• [REQUIREMENTS]: Retype only what runs from the first line of the listing to the line holding "y0, y1 = dy(482), dy(0)", both included. Do not retype the pictures.

• [SUPPLIED RECORDS]:
┄┄┄┄┄┄┄┄┄┄
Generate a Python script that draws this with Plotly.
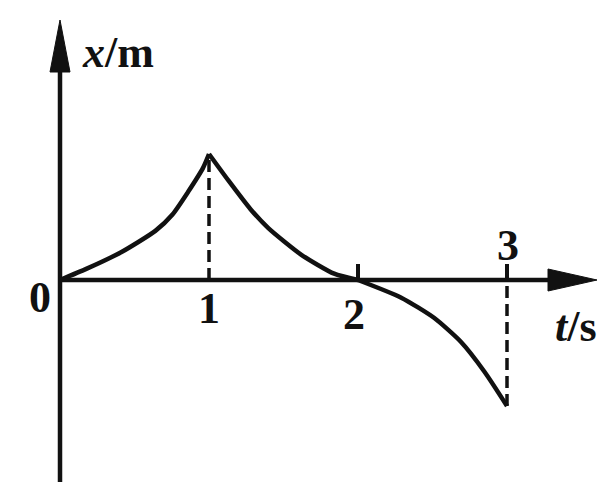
import plotly.graph_objects as go

# Data (t in s, x in arbitrary units, peak = 1)
seg1_t = [0.0, 0.18, 0.41, 0.64, 0.755, 0.86, 0.96, 1.0]
seg1_x = [0.0, 0.09, 0.22, 0.39, 0.52, 0.70, 0.89, 1.0]
seg2_t = [1.0, 1.13, 1.28, 1.40, 1.62, 1.84, 2.0]
seg2_x = [1.0, 0.79, 0.56, 0.41, 0.20, 0.05, 0.0]
seg3_t = [2.0, 2.29, 2.51, 2.69, 2.85, 3.0]
seg3_x = [0.0, -0.14, -0.30, -0.49, -0.73, -1.0]
tick_vals = [1, 2, 3]
tick_labels = ["1", "2", "3"]

BLACK = "#111111"
FONT = "Liberation Serif"

# pixel frame: origin at (60, 280); 149 px per s, 126 px per unit
OX, OY, SX, SY = 60.0, 280.0, 149.0, 126.0
def dx(px):
    return (px - OX) / SX
def dy(py):
    return (OY - py) / SY

x0, x1 = dx(0), dx(600)
y0, y1 = dy(482), dy(0)

fig = go.Figure()
for tt, xx in [(seg1_t, seg1_x), (seg2_t, seg2_x), (seg3_t, seg3_x)]:
    fig.add_trace(go.Scatter(x=tt, y=xx, mode="lines",
                             line=dict(color=BLACK, width=4.5, shape="spline", smoothing=0.6),
                             hoverinfo="skip", showlegend=False))

shapes = []
# y axis
shapes.append(dict(type="line", x0=0, x1=0, y0=y0, y1=dy(60),
                   line=dict(color=BLACK, width=4.5), xref="x", yref="y"))
shapes.append(dict(type="path",
                   path=f"M {dx(OX-10)},{dy(72)} L 0,{dy(20)} L {dx(OX+10)},{dy(72)} Z",
                   fillcolor=BLACK, line=dict(color=BLACK, width=1), xref="x", yref="y"))
# x axis
shapes.append(dict(type="line", x0=0, x1=dx(560), y0=0, y1=0,
                   line=dict(color=BLACK, width=4.5), xref="x", yref="y"))
shapes.append(dict(type="path",
                   path=f"M {dx(548)},{dy(OY-11)} L {dx(597)},0 L {dx(548)},{dy(OY+11)} Z",
                   fillcolor=BLACK, line=dict(color=BLACK, width=1), xref="x", yref="y"))
# dashed guides
shapes.append(dict(type="line", x0=seg1_t[-1], x1=seg1_t[-1], y0=0, y1=seg1_x[-1],
                   line=dict(color=BLACK, width=3.5, dash="12px,6px"), xref="x", yref="y"))
shapes.append(dict(type="line", x0=seg3_t[-1], x1=seg3_t[-1], y0=seg3_x[-1], y1=0,
                   line=dict(color=BLACK, width=3.5, dash="12px,6px"), xref="x", yref="y"))
# small ticks above axis at 2 and 3
for tv in [2, 3]:
    shapes.append(dict(type="line", x0=tv, x1=tv, y0=0, y1=dy(OY - 16),
                       line=dict(color=BLACK, width=4), xref="x", yref="y"))

annotations = []
def txt(px, py, s, size=44):
    annotations.append(dict(x=dx(px), y=dy(py), text=s, showarrow=False, xref="x", yref="y",
                            font=dict(family=FONT, size=size, color=BLACK)))

txt(40, 297, "<b>0</b>")
txt(OX + SX * tick_vals[0], 308, "<b>" + tick_labels[0] + "</b>")
txt(OX + SX * tick_vals[1] - 4, 314, "<b>" + tick_labels[1] + "</b>")
txt(OX + SX * tick_vals[2] + 1, 245, "<b>" + tick_labels[2] + "</b>")
txt(576, 326, "<b><i>t</i>/s</b>")
txt(118, 52, "<b><i>x</i>/m</b>")

fig.update_layout(
    width=600, height=482,
    margin=dict(l=0, r=0, t=0, b=0),
    paper_bgcolor="white", plot_bgcolor="white",
    xaxis=dict(range=[x0, x1], visible=False, fixedrange=True),
    yaxis=dict(range=[y0, y1], visible=False, fixedrange=True),
    shapes=shapes, annotations=annotations,
)
fig.write_html("out.html", config={"displayModeBar": False},
               post_script="document.body.style.margin='0';document.body.style.overflow='hidden';")
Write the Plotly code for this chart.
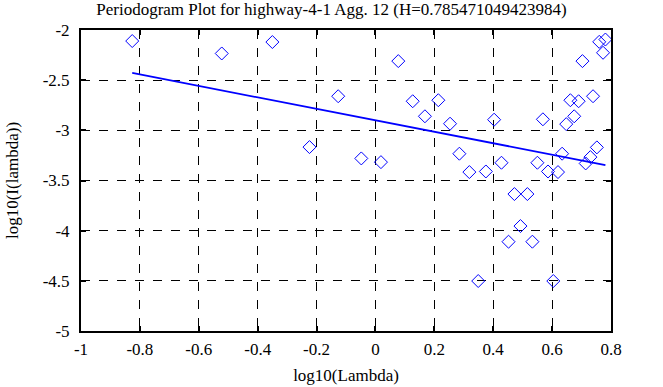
import plotly.graph_objects as go

title_text = "Periodogram Plot for highway-4-1 Agg. 12 (H=0.785471049423984)"
x_label = "log10(Lambda)"
y_label = "log10(I(lambda))"

log_lambda = [-0.826, -0.522, -0.350, -0.224, -0.1265, -0.048, 0.0187, 0.0776, 0.1265, 0.168,
              0.2136, 0.2534, 0.285, 0.319, 0.349, 0.375, 0.403, 0.428, 0.452, 0.472,
              0.4925, 0.516, 0.533, 0.550, 0.5687, 0.586, 0.604, 0.620, 0.634, 0.648,
              0.662, 0.675, 0.690, 0.703, 0.714, 0.730, 0.739, 0.752, 0.760, 0.773, 0.781]
log_I = [-2.11, -2.234, -2.12, -3.167, -2.66, -3.28, -3.317, -2.31, -2.71, -2.86,
         -2.70, -2.934, -3.233, -3.416, -4.502, -3.41, -2.894, -3.323, -4.11, -3.635,
         -3.954, -3.635, -4.11, -3.323, -2.89, -3.41, -4.502, -3.416, -3.233, -2.938,
         -2.70, -2.86, -2.71, -2.31, -3.33, -3.267, -2.66, -3.17, -2.118, -2.227, -2.095]

H = 0.785471049423984
fit_slope = 1 - 2 * H
fit_intercept = -2.90
fit_x = [log_lambda[0], log_lambda[-1]]
fit_y = [fit_intercept + fit_slope * v for v in fit_x]

x_ticks = [-1, -0.8, -0.6, -0.4, -0.2, 0, 0.2, 0.4, 0.6, 0.8]
x_tick_text = ["-1", "-0.8", "-0.6", "-0.4", "-0.2", "0", "0.2", "0.4", "0.6", "0.8"]
y_ticks = [-5, -4.5, -4, -3.5, -3, -2.5, -2]
y_tick_text = ["-5", "-4.5", "-4", "-3.5", "-3", "-2.5", "-2"]

font_family = "Liberation Serif, Times New Roman, serif"

fig = go.Figure()
fig.add_trace(go.Scatter(
    x=log_lambda, y=log_I, mode="markers",
    marker=dict(symbol="diamond-open", size=10, color="#0000ff", line=dict(width=1, color="#0000ff")),
    showlegend=False, hoverinfo="x+y"))
fig.add_trace(go.Scatter(
    x=fit_x, y=fit_y, mode="lines",
    line=dict(color="#0000ff", width=1.8), showlegend=False))

axis_common = dict(
    showline=True, linecolor="black", linewidth=2, mirror="ticks",
    ticks="inside", ticklen=5, tickwidth=2, tickcolor="black",
    showgrid=True, gridcolor="black", gridwidth=1, griddash="dash",
    zeroline=False, tickfont=dict(family=font_family, size=17, color="black"),
    automargin=False,
)

fig.update_layout(
    width=663, height=387,
    margin=dict(l=81, r=52, t=30, b=56),
    paper_bgcolor="white", plot_bgcolor="white",
    title=dict(text=title_text, x=0.5, xanchor="center", y=0.992, yanchor="top",
               font=dict(family=font_family, size=17, color="black")),
    xaxis=dict(range=[-1, 0.8], tickvals=x_ticks, ticktext=x_tick_text, ticklabelstandoff=2,
               title=dict(text=x_label, font=dict(family=font_family, size=17, color="black"), standoff=11),
               **axis_common),
    yaxis=dict(range=[-5, -2], tickvals=y_ticks, ticktext=y_tick_text, ticklabelstandoff=6,
               title=dict(text=y_label, font=dict(family=font_family, size=17, color="black"), standoff=20),
               **axis_common),
)

fig.write_html("out.html", config={"displayModeBar": False},
               post_script="document.body.style.margin='0';")
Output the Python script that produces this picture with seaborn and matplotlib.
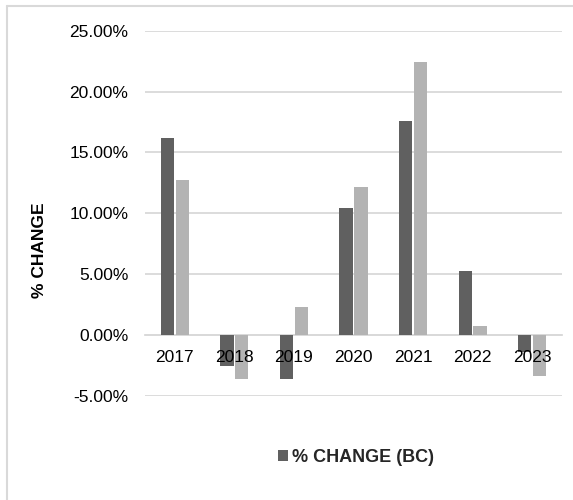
import matplotlib
matplotlib.use("Agg")
import matplotlib.pyplot as plt
from matplotlib.patches import Patch
from matplotlib.lines import Line2D
import pandas as pd
import seaborn as sns

# Year-over-year percentage change
years = ["2017", "2018", "2019", "2020", "2021", "2022", "2023"]
bc_change = [16.16, -2.52, -3.62, 10.46, 17.56, 5.28, -1.37]
comparison_change = [12.71, -3.62, 2.27, 12.19, 22.46, 0.77, -3.34]
series_names = ["% CHANGE (BC)", "% CHANGE (COMPARISON)"]
y_ticks = [-5, 0, 5, 10, 15, 20, 25]

df = pd.DataFrame({
    "year": years * 2,
    "change": bc_change + comparison_change,
    "series": [series_names[0]] * len(years) + [series_names[1]] * len(years),
})

sns.set_theme(style="white")
plt.rcParams["font.family"] = ["Liberation Sans", "DejaVu Sans"]

W, H = 573, 500
fig = plt.figure(figsize=(W / 100, H / 100), dpi=100)
ax = fig.add_axes([145 / W, 1 - 396 / H, (562 - 145) / W, (396 - 30.7) / H])

colors = ["#606060", "#b3b3b3"]
sns.barplot(data=df, x="year", y="change", hue="series", order=years,
            hue_order=series_names, palette=colors, width=0.5, gap=0.11,
            linewidth=0, legend=False, ax=ax, zorder=2)

ax.set_ylim(-5, 25)
ax.set_yticks(y_ticks)
ax.set_yticklabels([f"{v:.2f}%" for v in y_ticks])
ax.yaxis.grid(True, color="#d9d9d9", linewidth=1.3)
ax.set_axisbelow(True)
# year labels sit on top of the bars they overlap
ax.xaxis.set_zorder(5)

for side in ["top", "right", "left"]:
    ax.spines[side].set_visible(False)
ax.spines["bottom"].set_position(("data", 0))
ax.spines["bottom"].set_color("#d9d9d9")
ax.spines["bottom"].set_linewidth(1.3)
ax.spines["bottom"].set_zorder(1)

ax.tick_params(axis="both", length=0, labelsize=12.5, labelcolor="#000000")
ax.tick_params(axis="y", pad=12)
ax.tick_params(axis="x", pad=11)

ax.set_xlabel("")
ax.set_ylabel("% CHANGE", fontsize=12.5, fontweight="bold", color="#000000")
ax.yaxis.set_label_coords((47 - 145) / (562 - 145), (396 - 250) / (396 - 30.7))

handle = Patch(facecolor=colors[0], edgecolor="none")
fig.legend([handle], [series_names[0]], loc="center",
           bbox_to_anchor=(356 / W, 1 - 457 / H), frameon=False,
           handlelength=0.55, handleheight=0.55, handletextpad=0.25,
           prop={"weight": "bold", "size": 13})

# light chart-area border along the top and left edges
fig.add_artist(Line2D([6.5 / W, 6.5 / W], [0, 1 - 5.5 / H], transform=fig.transFigure,
                      color="#d9d9d9", linewidth=1.5))
fig.add_artist(Line2D([6.5 / W, 1], [1 - 5.5 / H, 1 - 5.5 / H], transform=fig.transFigure,
                      color="#d9d9d9", linewidth=1.5))

fig.savefig("out.png", dpi=100)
┄┄┄┄┄┄┄┄┄┄
• [SOLUTION FOR THIS EXERCISE]:
Generate a Python script that draws this with Plotly.
import plotly.graph_objects as go

# Data (t in s, x in arbitrary units, peak = 1)
seg1_t = [0.0, 0.18, 0.41, 0.64, 0.755, 0.86, 0.96, 1.0]
seg1_x = [0.0, 0.09, 0.22, 0.39, 0.52, 0.70, 0.89, 1.0]
seg2_t = [1.0, 1.13, 1.28, 1.40, 1.62, 1.84, 2.0]
seg2_x = [1.0, 0.79, 0.56, 0.41, 0.20, 0.05, 0.0]
seg3_t = [2.0, 2.29, 2.51, 2.69, 2.85, 3.0]
seg3_x = [0.0, -0.14, -0.30, -0.49, -0.73, -1.0]
tick_vals = [1, 2, 3]
tick_labels = ["1", "2", "3"]

BLACK = "#111111"
FONT = "Liberation Serif"

# pixel frame: origin at (60, 280); 149 px per s, 126 px per unit
OX, OY, SX, SY = 60.0, 280.0, 149.0, 126.0
def dx(px):
    return (px - OX) / SX
def dy(py):
    return (OY - py) / SY

x0, x1 = dx(0), dx(600)
y0, y1 = dy(482), dy(0)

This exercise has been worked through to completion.